Thursday 13 August 2009

Hello, My Name is Carrie Bradshaw Wannabe

I don't watch too much Sex and the City, but I do enjoy the show every once in a while, especially the relationship insights of Carrie. This is my spin on a Carrie piece.

Why do we find it so important to revisit places, and rewrite things after something goes right there, and then wrong later. “This was where we had our first kiss, but I can’t remember it as that place because we aren’t together anymore.”

In some science fiction stories (Slaughterhouse Five comes to mind, but there are many others) time does not work in a straight line, but rather everything throughout time continues on at once. So when someone dies, they’re not dead forever because at another earlier time, they are still walking down a street, or ordering a roast beef sandwich, or even having a first kiss in the parking lot of a train station.
This idea may not work in a world outside the pages of a science fiction novel, but the idea still holds some importance. Places hold memories of all the people who were there, and the things that happened to those people. They are replayed within the human mind, but still the whole memory, the viceral replay of the memory can only be recalled in its entirety when the memory keeper returns to that place.

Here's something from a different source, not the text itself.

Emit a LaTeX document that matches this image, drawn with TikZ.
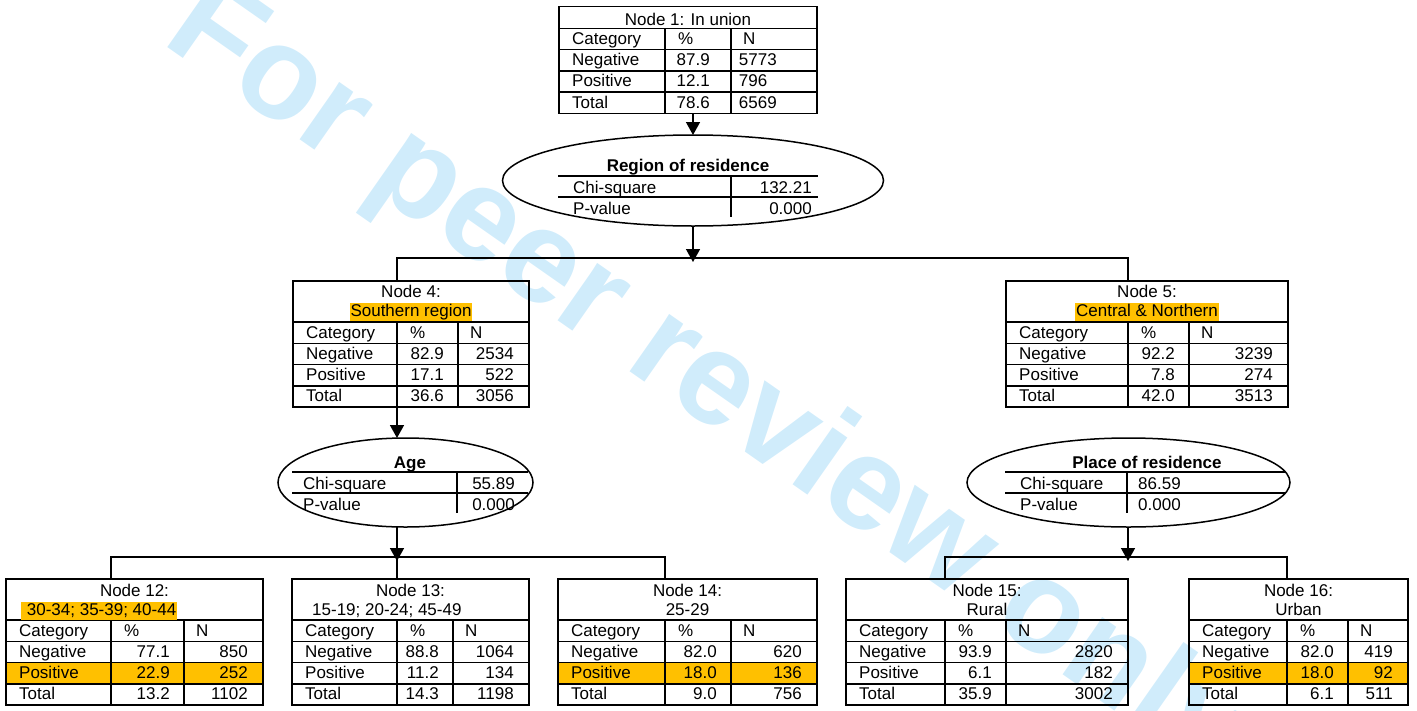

That doesn’t entirely answer my question though. Why is it necessary to go back to these places, step on the ground that we stood on months or years ago and relive these moments? Is it because we want to be in control of the memories when they flood back? Do we want to punish ourselves for everything that went wrong between that time and now? Or is it because we think that revisiting these places will somehow make us stronger, and in some miraculous way, make it more possible for us to truly and completely move on?

It’s a purification process I guess. A ritual that equates with burning photographs, or hiding all his gifts and letters in a box on the top shelf of your closet. It’s a more figurative way of burning bridges and cutting ties, for if we are no longer phased by these places and things, maybe, just maybe we will be able to let go of the person in the memories.